— start of Provided records —
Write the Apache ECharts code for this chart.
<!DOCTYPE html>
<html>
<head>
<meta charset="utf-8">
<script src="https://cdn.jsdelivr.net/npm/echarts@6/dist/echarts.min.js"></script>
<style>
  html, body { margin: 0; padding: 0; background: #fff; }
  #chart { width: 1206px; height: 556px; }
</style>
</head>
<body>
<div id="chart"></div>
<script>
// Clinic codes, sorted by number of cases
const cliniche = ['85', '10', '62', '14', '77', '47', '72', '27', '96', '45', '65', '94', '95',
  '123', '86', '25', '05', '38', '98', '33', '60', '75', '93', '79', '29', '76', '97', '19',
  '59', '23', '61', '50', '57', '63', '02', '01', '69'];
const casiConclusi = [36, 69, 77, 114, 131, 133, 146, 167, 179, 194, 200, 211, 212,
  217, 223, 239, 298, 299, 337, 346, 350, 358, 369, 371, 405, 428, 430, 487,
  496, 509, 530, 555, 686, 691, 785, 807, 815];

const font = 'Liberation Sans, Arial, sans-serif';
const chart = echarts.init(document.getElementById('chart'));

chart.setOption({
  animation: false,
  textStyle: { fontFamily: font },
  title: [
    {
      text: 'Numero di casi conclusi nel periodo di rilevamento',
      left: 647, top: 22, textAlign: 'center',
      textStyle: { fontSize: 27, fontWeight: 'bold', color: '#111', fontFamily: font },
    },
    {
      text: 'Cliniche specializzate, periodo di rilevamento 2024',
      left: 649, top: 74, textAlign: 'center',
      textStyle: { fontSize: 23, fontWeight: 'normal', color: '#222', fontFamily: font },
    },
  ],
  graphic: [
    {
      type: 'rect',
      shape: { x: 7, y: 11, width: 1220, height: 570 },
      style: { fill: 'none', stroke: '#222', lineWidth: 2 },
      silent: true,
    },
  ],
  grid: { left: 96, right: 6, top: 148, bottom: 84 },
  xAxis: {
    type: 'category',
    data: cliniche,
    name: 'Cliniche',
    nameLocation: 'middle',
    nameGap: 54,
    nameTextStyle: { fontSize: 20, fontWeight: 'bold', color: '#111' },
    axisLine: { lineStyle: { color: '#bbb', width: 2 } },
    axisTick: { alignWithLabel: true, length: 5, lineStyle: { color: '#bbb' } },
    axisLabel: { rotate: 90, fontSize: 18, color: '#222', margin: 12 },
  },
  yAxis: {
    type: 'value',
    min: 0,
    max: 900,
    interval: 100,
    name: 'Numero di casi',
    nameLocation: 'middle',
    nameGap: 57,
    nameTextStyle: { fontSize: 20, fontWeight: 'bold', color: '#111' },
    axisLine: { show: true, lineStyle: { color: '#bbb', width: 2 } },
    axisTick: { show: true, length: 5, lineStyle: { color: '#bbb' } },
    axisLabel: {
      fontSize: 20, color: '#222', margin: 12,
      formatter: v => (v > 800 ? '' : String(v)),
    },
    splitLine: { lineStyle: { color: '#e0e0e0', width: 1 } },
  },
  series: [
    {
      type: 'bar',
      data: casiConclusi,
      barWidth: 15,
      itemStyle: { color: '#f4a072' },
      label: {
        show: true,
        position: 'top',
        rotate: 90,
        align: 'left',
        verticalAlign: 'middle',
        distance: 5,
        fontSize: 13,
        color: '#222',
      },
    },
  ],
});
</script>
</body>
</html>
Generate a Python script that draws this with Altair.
— end of Provided records —
Print out all the entries precisely as written.

Write the Apache ECharts code for this chart.
<!DOCTYPE html>
<html>
<head>
<meta charset="utf-8">
<script src="https://cdn.jsdelivr.net/npm/echarts@6/dist/echarts.min.js"></script>
<style>
  html, body { margin: 0; padding: 0; background: #fff; }
  #chart { width: 1206px; height: 556px; }
</style>
</head>
<body>
<div id="chart"></div>
<script>
// Clinic codes, sorted by number of cases
const cliniche = ['85', '10', '62', '14', '77', '47', '72', '27', '96', '45', '65', '94', '95',
  '123', '86', '25', '05', '38', '98', '33', '60', '75', '93', '79', '29', '76', '97', '19',
  '59', '23', '61', '50', '57', '63', '02', '01', '69'];
const casiConclusi = [36, 69, 77, 114, 131, 133, 146, 167, 179, 194, 200, 211, 212,
  217, 223, 239, 298, 299, 337, 346, 350, 358, 369, 371, 405, 428, 430, 487,
  496, 509, 530, 555, 686, 691, 785, 807, 815];

const font = 'Liberation Sans, Arial, sans-serif';
const chart = echarts.init(document.getElementById('chart'));

chart.setOption({
  animation: false,
  textStyle: { fontFamily: font },
  title: [
    {
      text: 'Numero di casi conclusi nel periodo di rilevamento',
      left: 647, top: 22, textAlign: 'center',
      textStyle: { fontSize: 27, fontWeight: 'bold', color: '#111', fontFamily: font },
    },
    {
      text: 'Cliniche specializzate, periodo di rilevamento 2024',
      left: 649, top: 74, textAlign: 'center',
      textStyle: { fontSize: 23, fontWeight: 'normal', color: '#222', fontFamily: font },
    },
  ],
  graphic: [
    {
      type: 'rect',
      shape: { x: 7, y: 11, width: 1220, height: 570 },
      style: { fill: 'none', stroke: '#222', lineWidth: 2 },
      silent: true,
    },
  ],
  grid: { left: 96, right: 6, top: 148, bottom: 84 },
  xAxis: {
    type: 'category',
    data: cliniche,
    name: 'Cliniche',
    nameLocation: 'middle',
    nameGap: 54,
    nameTextStyle: { fontSize: 20, fontWeight: 'bold', color: '#111' },
    axisLine: { lineStyle: { color: '#bbb', width: 2 } },
    axisTick: { alignWithLabel: true, length: 5, lineStyle: { color: '#bbb' } },
    axisLabel: { rotate: 90, fontSize: 18, color: '#222', margin: 12 },
  },
  yAxis: {
    type: 'value',
    min: 0,
    max: 900,
    interval: 100,
    name: 'Numero di casi',
    nameLocation: 'middle',
    nameGap: 57,
    nameTextStyle: { fontSize: 20, fontWeight: 'bold', color: '#111' },
    axisLine: { show: true, lineStyle: { color: '#bbb', width: 2 } },
    axisTick: { show: true, length: 5, lineStyle: { color: '#bbb' } },
    axisLabel: {
      fontSize: 20, color: '#222', margin: 12,
      formatter: v => (v > 800 ? '' : String(v)),
    },
    splitLine: { lineStyle: { color: '#e0e0e0', width: 1 } },
  },
  series: [
    {
      type: 'bar',
      data: casiConclusi,
      barWidth: 15,
      itemStyle: { color: '#f4a072' },
      label: {
        show: true,
        position: 'top',
        rotate: 90,
        align: 'left',
        verticalAlign: 'middle',
        distance: 5,
        fontSize: 13,
        color: '#222',
      },
    },
  ],
});
</script>
</body>
</html>
Generate a Python script that draws this with Altair.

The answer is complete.